Correct label: Neutral
The model predicts: Contradiction


In [11]:
premise = "A man is walking a dog"
hypothesis = "No tree is outside"
label = "Neutral"
predict_example(model, premise, hypothesis, label)

Premise: "A man is walking a dog"
Hypothesis: "No tree is outside"
Correct label: Neutral
The model predicts: Contradiction


3. When we apply both adaptations at the same time, the model gets it right:

In [12]:
premise = "Two men sitting in the sun"
hypothesis = "Somebody is sitting in a chair"
label = "Neutral"
predict_example(model, premise, hypothesis, label)

Premise: "Two men sitting in the sun"
Hypothesis: "Somebody is sitting in a chair"
Correct label: Neutral
The model predicts: Neutral


In [13]:
premise = "A man is walking a dog"
hypothesis = "A cloud is outside"
label = "Neutral"
predict_example(model, premise, hypothesis, label)

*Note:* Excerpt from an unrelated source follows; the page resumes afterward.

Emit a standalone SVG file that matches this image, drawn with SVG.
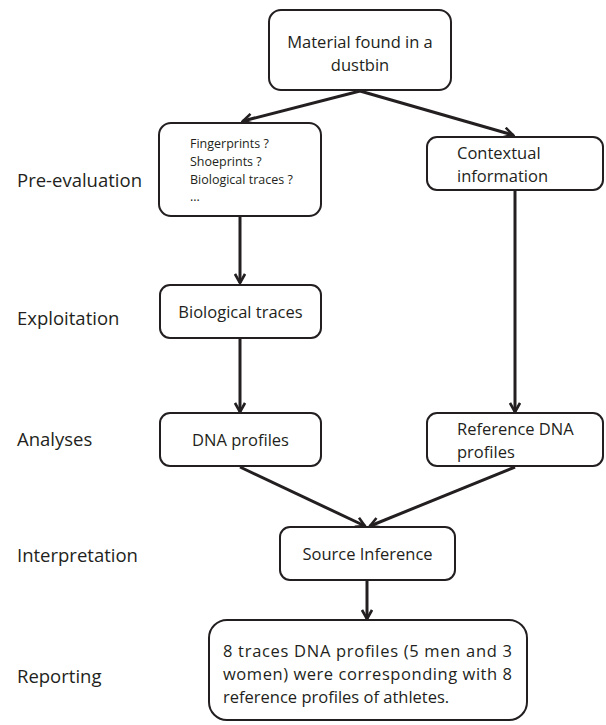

Premise: "A man is walking a dog"
Hypothesis: "A cloud is outside"
Correct label: Neutral
The model predicts: Neutral


### Conclusion of qualitative analysis
Our conclusion from these examples is that while the model does perform well on simple examples, as further supported by the quantitative results, the model can easily be fooled. We have gathered sporadic evidence that the model is particularly susceptive to giving wrong predictions when negations and opposing words are involved.